Clinical Features of Emergency Department Patients from Early COVID-19 Pandemic that Predict SARS-CoV-2 Infection: Machine-learning Approach
- Chou, Eric H.;
- Wang, Chih-Hung;
- Hsieh, Yu-Lin;
- Namazi, Babak;
- Wolfshohl, Jon;
- Bhakta, Toral;
- Tsai, Chu-Lin;
- Lien, Wan-Ching;
- Sankaranarayanan, Ganesh;
- Lee, Chien-Chang;
- Lu, Tsung-Chien
- et al.
Published Web Locationhttps://doi.org/10.5811/westjem.2020.12.49370
Introduction: Within a few months coronavirus disease 2019 (COVID-19) evolved into a pandemic causing millions of cases worldwide, but it remains challenging to diagnose the disease in a timely fashion in the emergency department (ED). In this study we aimed to construct machine-learning (ML) models to predict severe acute respiratory syndrome coronavirus-2 (SARS-CoV-2) infection based on the clinical features of patients visiting an ED during the early COVID-19 pandemic.
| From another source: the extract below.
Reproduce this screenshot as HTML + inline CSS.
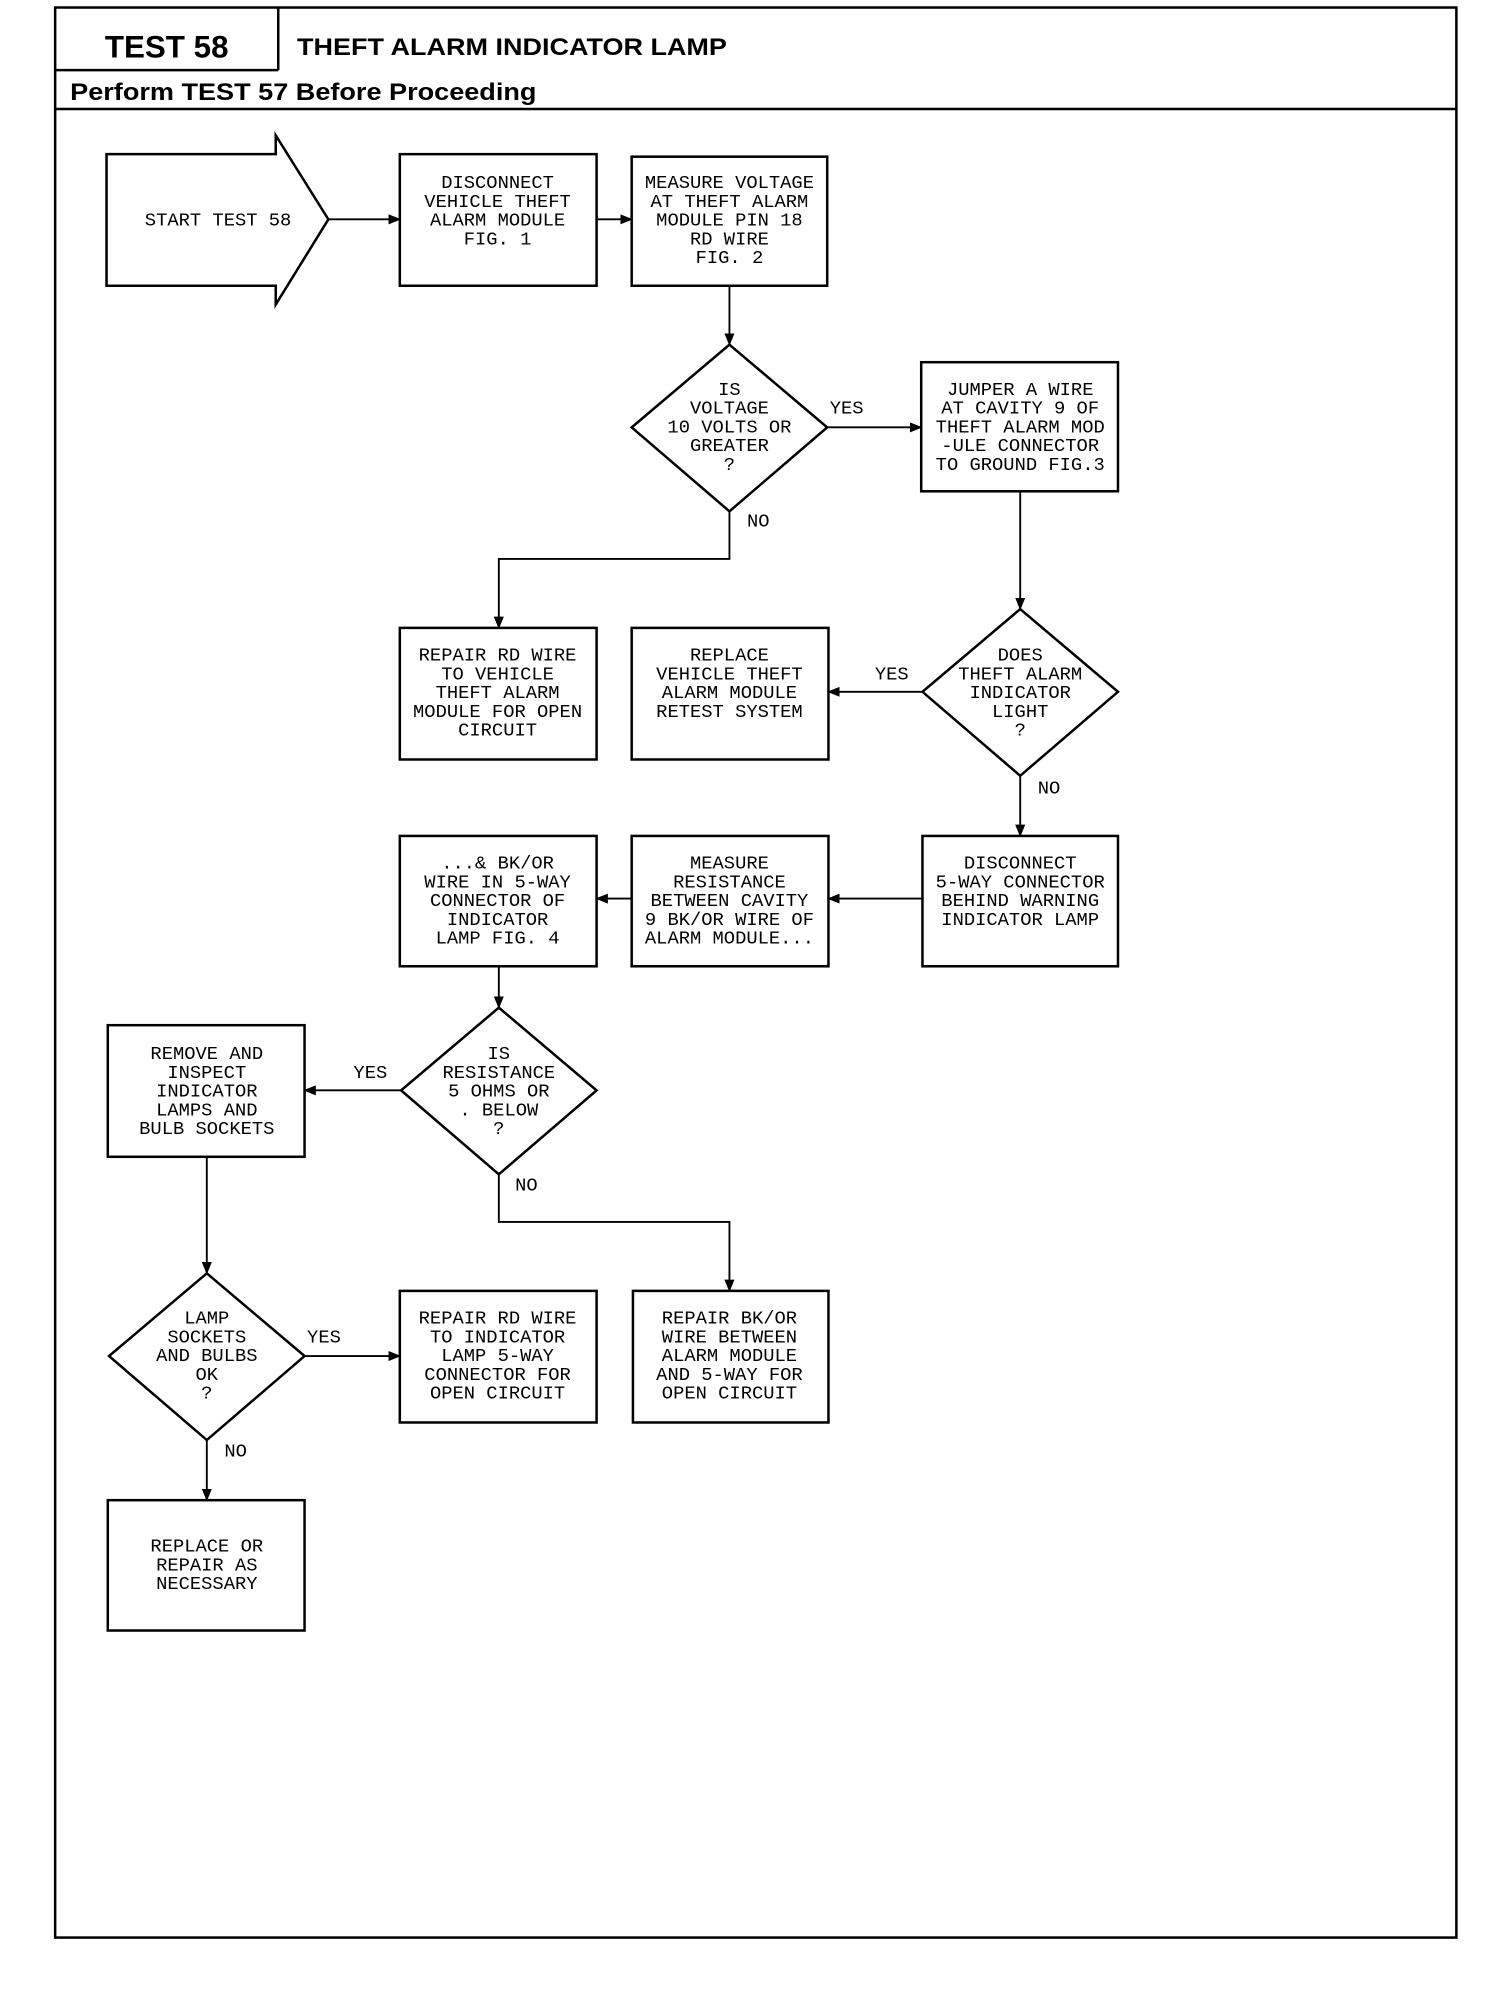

Methods: We retrospectively collected the data of all patients who received reverse transcriptase polymerase chain reaction (RT-PCR) testing for SARS-CoV-2 at the ED of Baylor Scott & White All Saints Medical Center, Fort Worth, from February 23–May 12, 2020. The variables collected included patient demographics, ED triage data, clinical symptoms, and past medical history. The primary outcome was the confirmed diagnosis of COVID-19 (or SARS-CoV-2 infection) by a positive RT-PCR test result for SARS-CoV-2, and was used as the label for ML tasks. We used univariate analyses for feature selection, and variables with P<0.1 were selected for model construction. Samples were split into training and testing cohorts on a 60:40 ratio chronologically. We tried various ML algorithms to construct the best predictive model, and we evaluated performances with the area under the receiver operating characteristic curve (AUC) in the testing cohort.
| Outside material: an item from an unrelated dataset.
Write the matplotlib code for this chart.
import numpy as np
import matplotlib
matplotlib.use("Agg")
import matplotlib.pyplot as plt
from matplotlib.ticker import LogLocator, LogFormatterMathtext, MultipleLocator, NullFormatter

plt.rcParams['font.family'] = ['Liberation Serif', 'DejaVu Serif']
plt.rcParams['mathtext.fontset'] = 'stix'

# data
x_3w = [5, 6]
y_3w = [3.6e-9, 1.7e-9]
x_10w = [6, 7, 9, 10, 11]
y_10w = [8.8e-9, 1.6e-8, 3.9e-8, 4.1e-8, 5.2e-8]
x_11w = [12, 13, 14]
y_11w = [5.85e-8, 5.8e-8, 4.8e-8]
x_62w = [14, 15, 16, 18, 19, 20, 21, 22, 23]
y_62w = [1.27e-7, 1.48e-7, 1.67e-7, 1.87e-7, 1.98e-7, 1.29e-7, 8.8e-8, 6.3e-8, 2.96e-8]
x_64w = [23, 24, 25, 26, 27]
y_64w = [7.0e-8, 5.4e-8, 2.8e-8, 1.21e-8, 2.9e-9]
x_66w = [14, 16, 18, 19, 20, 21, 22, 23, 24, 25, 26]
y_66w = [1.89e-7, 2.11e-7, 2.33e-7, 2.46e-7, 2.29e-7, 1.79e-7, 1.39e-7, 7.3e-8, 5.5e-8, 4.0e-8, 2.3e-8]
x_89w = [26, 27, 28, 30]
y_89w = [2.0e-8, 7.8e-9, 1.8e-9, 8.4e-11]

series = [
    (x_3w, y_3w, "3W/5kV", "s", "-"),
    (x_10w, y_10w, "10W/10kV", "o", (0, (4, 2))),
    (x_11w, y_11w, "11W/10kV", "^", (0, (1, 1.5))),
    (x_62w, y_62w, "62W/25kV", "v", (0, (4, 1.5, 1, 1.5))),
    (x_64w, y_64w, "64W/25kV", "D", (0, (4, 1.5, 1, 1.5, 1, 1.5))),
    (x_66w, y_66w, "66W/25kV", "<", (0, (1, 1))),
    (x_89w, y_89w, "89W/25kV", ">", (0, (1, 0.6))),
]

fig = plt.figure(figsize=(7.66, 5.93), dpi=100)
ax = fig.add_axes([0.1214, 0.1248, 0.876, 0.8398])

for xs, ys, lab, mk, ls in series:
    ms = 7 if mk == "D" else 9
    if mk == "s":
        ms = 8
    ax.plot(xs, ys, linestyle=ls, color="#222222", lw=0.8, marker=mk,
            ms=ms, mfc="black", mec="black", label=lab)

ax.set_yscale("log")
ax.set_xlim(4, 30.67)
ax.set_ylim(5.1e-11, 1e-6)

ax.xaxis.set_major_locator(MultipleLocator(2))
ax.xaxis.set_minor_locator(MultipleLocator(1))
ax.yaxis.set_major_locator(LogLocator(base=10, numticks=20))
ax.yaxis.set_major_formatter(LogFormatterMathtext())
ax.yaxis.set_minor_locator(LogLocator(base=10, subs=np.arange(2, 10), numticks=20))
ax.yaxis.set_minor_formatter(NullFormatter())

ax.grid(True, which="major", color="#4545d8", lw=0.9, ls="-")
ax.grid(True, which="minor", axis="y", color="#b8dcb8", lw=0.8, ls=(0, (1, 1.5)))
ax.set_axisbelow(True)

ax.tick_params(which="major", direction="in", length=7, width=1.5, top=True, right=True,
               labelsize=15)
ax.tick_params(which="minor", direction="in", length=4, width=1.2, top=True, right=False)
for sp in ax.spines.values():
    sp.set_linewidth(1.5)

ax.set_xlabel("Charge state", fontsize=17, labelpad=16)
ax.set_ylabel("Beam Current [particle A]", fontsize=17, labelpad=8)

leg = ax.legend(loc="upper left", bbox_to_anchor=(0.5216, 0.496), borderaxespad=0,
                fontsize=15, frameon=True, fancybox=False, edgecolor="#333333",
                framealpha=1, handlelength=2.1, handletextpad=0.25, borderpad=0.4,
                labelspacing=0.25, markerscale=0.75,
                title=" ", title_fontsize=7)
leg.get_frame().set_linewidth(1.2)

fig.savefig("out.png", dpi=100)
Results: A total of 580 ED patients were tested for SARS-CoV-2 during the study periods, and 98 (16.9%) were identified as having the SARS-CoV-2 infection based on the RT-PCR results. Univariate analyses selected 21 features for model construction. We assessed three ML methods for performance: of the three methods, random forest outperformed the others with the best AUC result (0.86), followed by gradient boosting (0.83) and extra trees classifier (0.82).
Conclusion: This study shows that it is feasible to use ML models as an initial screening tool for identifying patients with SARS-CoV-2 infection. Further validation will be necessary to determine how effectively this prediction model can be used prospectively in clinical practice.